Short answer: there's no apparent gcc option to initialize locals as described, at least not on its own.

While gcc -finstrument-functions has been useful with custom profiling, unconventional work by a related user-provided routine could init space consumed by locals within the caller's stack frame. But can that be done reliably?

After building sources with -finstrument-functions, there will be compiler generated calls to __cyg_profile_func_enter() and __cyg_profile_func_exit(). For discussion, these are aliased here to the shorter syms cyg_enter() and cyg_exit().

Create a separate file, eg cyg.c, to be built without -finstrument-functions -- avoiding recursion. Add a stub routine cyg_exit() and provide cyg_enter() with content like this:

  • obtain info for the caller's stack frame
  • set locals low_addr and size for the caller's frame, adjusting as needed
  • and write a pattern, eg: memset(low_addr, '\x1f', size)
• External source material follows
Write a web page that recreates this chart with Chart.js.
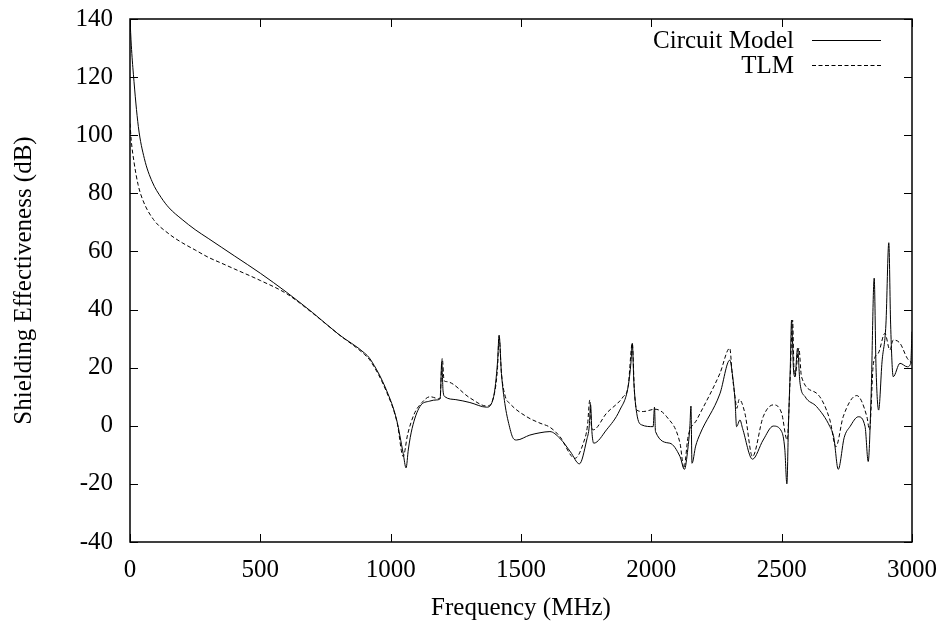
<!DOCTYPE html>
<html>
<head>
<meta charset="utf-8">
<script src="https://cdn.jsdelivr.net/npm/chart.js@4.4.1/dist/chart.umd.min.js"></script>
<style>
  html, body { margin: 0; padding: 0; background: #fff; }
  #wrap { width: 943px; height: 628px; }
</style>
</head>
<body>
<div id="wrap"><canvas id="c" width="943" height="628"></canvas></div>
<script>
// Circuit model (solid), frequency in MHz and SE in dB
const circuitFreq = [0, 5, 13, 32, 55, 85, 120, 150, 200, 250, 300, 350, 400, 500, 600, 700, 800, 900, 921, 985, 1023, 1048, 1059, 1068, 1082, 1112, 1150, 1177, 1190, 1196, 1201, 1208, 1250, 1304, 1368, 1395, 1410, 1416, 1425, 1438, 1455, 1470, 1483, 1534, 1573, 1611, 1649, 1690, 1724, 1752, 1762, 1767, 1772, 1779, 1828, 1879, 1911, 1922, 1927, 1933, 1944, 1963, 2007, 2012, 2016, 2071, 2110, 2127, 2140, 2148, 2152, 2156, 2170, 2186, 2263, 2301, 2312, 2321, 2327, 2340, 2350, 2388, 2429, 2468, 2500, 2512, 2520, 2526, 2533, 2538, 2545, 2551, 2561, 2570, 2590, 2634, 2685, 2700, 2717, 2740, 2762, 2794, 2820, 2832, 2843, 2855, 2862, 2872, 2885, 2900, 2911, 2918, 2928, 2954, 2982, 2995, 3000];
const circuitSE = [140, 131, 121, 103, 92, 84, 78.5, 75, 71, 67.5, 64.5, 61.5, 58.5, 52.5, 46, 39, 31.5, 25, 23, 12, 2, -9.5, -14.5, -8, -1, 6.6, 8.5, 8.9, 9.5, 22, 12, 10, 9, 8, 6.4, 10, 22, 31.2, 18, 7.7, 0, -4.3, -4.9, -3.2, -2.4, -2, -4.3, -9, -13.1, -4.9, 0, 7.2, -2, -6, -1.4, 5.4, 13.5, 22, 28.4, 15, 4.3, 0.3, -0.3, 6.4, -2, -6, -10.6, -15, -8, 0, 6.8, -12.9, -7, -3, 11, 22.6, 17, 8.9, -0.3, 2, -0.9, -11.5, -4.9, -0.1, -2, -8, -20, 0, 20, 36.4, 20, 16.9, 26.7, 15, 10, 6.6, -0.3, -4, -15, -4, -0.3, 3.1, -0.3, -12.3, 10, 50.8, 20, 5.4, 22, 35, 63, 35, 16.9, 21.5, 20.3, 21.5, 32.4];

// TLM (dashed)
const tlmFreq = [0, 5, 15, 31, 50, 90, 150, 200, 250, 300, 350, 400, 500, 600, 700, 800, 900, 921, 985, 1025, 1048, 1065, 1090, 1120, 1151, 1189, 1198, 1205, 1215, 1304, 1368, 1395, 1410, 1416, 1425, 1440, 1457, 1522, 1573, 1611, 1649, 1707, 1739, 1755, 1764, 1770, 1777, 1828, 1892, 1911, 1927, 1935, 1944, 1969, 2014, 2059, 2110, 2125, 2141, 2174, 2263, 2301, 2310, 2321, 2328, 2337, 2359, 2388, 2429, 2468, 2500, 2521, 2532, 2542, 2547, 2551, 2566, 2576, 2634, 2685, 2708, 2736, 2788, 2827, 2837, 2852, 2871, 2896, 2915, 2928, 2954, 2982, 3000];
const tlmSE = [104, 98, 91, 83, 77.5, 71, 66, 63, 60.5, 58, 56, 54, 50, 45.5, 38.8, 31.5, 24.5, 22.5, 11.5, 1, -10.6, -3, 4, 8, 10, 9.2, 23.2, 15.5, 15.2, 9.6, 6.8, 10, 20, 30.7, 18, 10, 7.7, 3.1, 0.9, -0.5, -3.7, -11.2, -6, 0, 8.9, 0, -1.4, 4.3, 10, 13.5, 28.4, 12, 5.4, 4.9, 5.7, 3.1, -6, -14.6, -3.7, 2, 18, 26.7, 18, 10, 6, 9.1, 4.3, -10.6, 3.1, 7.2, 4.3, -4.9, 15, 36.4, 20, 16.9, 26.7, 16.9, 11.2, 2, -7.2, 3.1, 10.4, 3.1, -1.4, 21.5, 25, 31.8, 26.1, 29.5, 28.4, 23.2, 21.5];

const xTicks = [0, 500, 1000, 1500, 2000, 2500, 3000];
const yTicks = [-40, -20, 0, 20, 40, 60, 80, 100, 120, 140];

const serif = '"Liberation Serif", "DejaVu Serif", serif';
const fontSize = 25;

function pts(xs, ys) {
  return xs.map((x, i) => ({ x: x, y: ys[i] }));
}

// frame, inward ticks on all four sides, and the legend
const framePlugin = {
  id: 'frame',
  afterDraw(chart) {
    const ctx = chart.ctx;
    const a = chart.chartArea;
    const xs = chart.scales.x, ys = chart.scales.y;
    ctx.save();
    ctx.strokeStyle = '#000';
    ctx.lineWidth = 1.5;
    ctx.strokeRect(a.left, a.top, a.right - a.left, a.bottom - a.top);
    ctx.lineWidth = 1;
    ctx.beginPath();
    xTicks.forEach(v => {
      const px = Math.round(xs.getPixelForValue(v)) + 0.5;
      ctx.moveTo(px, a.bottom); ctx.lineTo(px, a.bottom - 8);
      ctx.moveTo(px, a.top); ctx.lineTo(px, a.top + 8);
    });
    yTicks.forEach(v => {
      const py = Math.round(ys.getPixelForValue(v)) + 0.5;
      ctx.moveTo(a.left, py); ctx.lineTo(a.left + 8, py);
      ctx.moveTo(a.right, py); ctx.lineTo(a.right - 8, py);
    });
    ctx.stroke();

    // legend
    ctx.font = fontSize + 'px ' + serif;
    ctx.fillStyle = '#000';
    ctx.textAlign = 'right';
    ctx.textBaseline = 'middle';
    ctx.fillText('Circuit Model', 794, 41);
    ctx.fillText('TLM', 794, 66);
    ctx.beginPath();
    ctx.moveTo(812, 40.5); ctx.lineTo(881, 40.5);
    ctx.stroke();
    ctx.setLineDash([4, 2.5]);
    ctx.beginPath();
    ctx.moveTo(812, 65.5); ctx.lineTo(881, 65.5);
    ctx.stroke();
    ctx.restore();
  }
};

new Chart(document.getElementById('c'), {
  type: 'line',
  data: {
    datasets: [
      {
        label: 'Circuit Model',
        data: pts(circuitFreq, circuitSE),
        borderColor: '#000',
        borderWidth: 1,
        pointRadius: 0,
        fill: false,
        cubicInterpolationMode: 'monotone'
      },
      {
        label: 'TLM',
        data: pts(tlmFreq, tlmSE),
        borderColor: '#000',
        borderWidth: 1,
        borderDash: [4, 2.5],
        pointRadius: 0,
        fill: false,
        cubicInterpolationMode: 'monotone'
      }
    ]
  },
  options: {
    responsive: false,
    animation: false,
    layout: { padding: { top: 19, right: 31, left: 5, bottom: 0 } },
    plugins: { legend: { display: false }, tooltip: { enabled: false } },
    scales: {
      x: {
        type: 'linear', min: 0, max: 3000,
        afterBuildTicks: s => { s.ticks = xTicks.map(v => ({ value: v })); },
        afterFit: s => { s.height = 86; s.paddingLeft = 0; s.paddingRight = 0; },
        grid: { display: false, drawTicks: false },
        border: { display: false },
        ticks: { color: '#000', font: { family: serif, size: fontSize }, padding: 13, maxRotation: 0, callback: v => String(v) },
        title: { display: true, text: 'Frequency (MHz)', color: '#000', font: { family: serif, size: fontSize }, padding: { top: 0, bottom: 5 } }
      },
      y: {
        min: -40, max: 140,
        afterBuildTicks: s => { s.ticks = yTicks.map(v => ({ value: v })); },
        afterFit: s => { s.width = 125; s.paddingTop = 0; s.paddingBottom = 0; },
        grid: { display: false, drawTicks: false },
        border: { display: false },
        ticks: { color: '#000', font: { family: serif, size: fontSize }, padding: 17, callback: v => String(v) },
        title: { display: true, text: 'Shielding Effectiveness (dB)', color: '#000', font: { family: serif, size: fontSize }, padding: { bottom: 0 } }
      }
    }
  },
  plugins: [framePlugin]
});
</script>
</body>
</html>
If this idea works -- probably with refinement and limitations: on return from cyg_enter() the value of locals in the caller's frame are now based on the pattern.

====

Generally I've found some compiler warnings have led to improved/careful coding style that avoids surprises. While absent a compiler option to init locals as described, I would not promote a private stack writer method for general use, although it might have some utility. Remember this idea is limited to a possible method to init locals. Instead of comments about the merits of scribbling on the stack or not, create a separate posting as needed.